Andrew: We visited the Grandfather Tree. I happened to have a tape measure in my pocket so we were able to calculate the DBH (Diameter at Breast Height) to gauge the age of our favorite elder tree at Churchill Woods Forest Preserve, aaaaaaaand…
Andrew: He’s 259 years old!!! We’re going to have a 260th Birthday Party for him on September 1st! You’re invited! Wow. That is freaking cray. I can’t even begin to put into words how humbling it is to stand under the branches of this piece of local history!
Elena: Setting out, I wondered if old injuries might make me a liability. But as a group, we
collected our knowledge and observations to find our way over small tributaries,
tree stumps buried under layers of grass, communicating to one another, sometimes
offering a hand or a comment at an uncertain spot. I could accept such help without
shame, and offer it knowing it would likely be accepted with thanks.
Elena: The humming of power lines and highways never let
us really forget the suburban sprawl around us, yet even those familiar things
sounded different from our new vantage point. Navigating our own path through
waist-high grasslands, under and over branches, often loosing sight of anything
manmade, I felt myself remembering how to be in the midst of nature without
needing to name or control, simply to observe and connect.
Quinton: Walking along the East Branch of the DuPage River, I was taken aback by it’s character that was wild and unsympathetic to human development interests. So many of the forest preserves I am most familiar with are cleared and manicured with paved trails. In contrast, the flood plain hosted tangled plants and deadfall of all proportions and variety from years of buildup.
Elena: I’d probably not go on such a walk alone, perhaps for my personality, safety issues as a woman hiking alone, but with my group, trust in myself and my knowledge of the area, I
could trust that we’d reach our endpoint together. That’s something to truly
appreciate; especially considering many of us had met for the first time that day.
Elena: The obstacles, the mist, rerouting of our path brought us together, and made the
conclusion of our hike feel that much more of an accomplishment.

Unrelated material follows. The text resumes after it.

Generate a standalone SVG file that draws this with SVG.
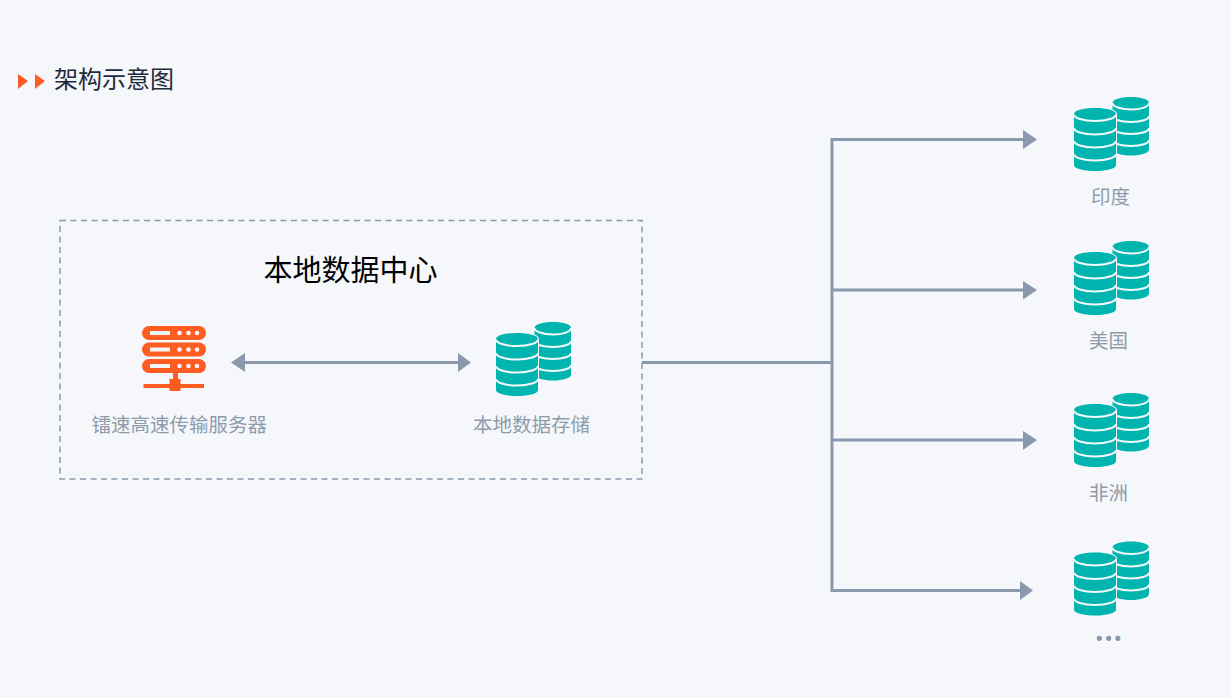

Returning home, I saw my village with new eyes; appreciating the surety of
my warm, dry home that much more. My evening meal tasted so much better
because of that adventure; my bed, a comfort. An even greater assurance was the
knowledge that I’d challenged myself and succeeded, motivating me to explore more
on my own and with such a group as the one who explored the DuPage River on a
misty evening in May.
To explore and connect with our waterways might just begin our way back to
honoring and preserving these wild lands and water sources.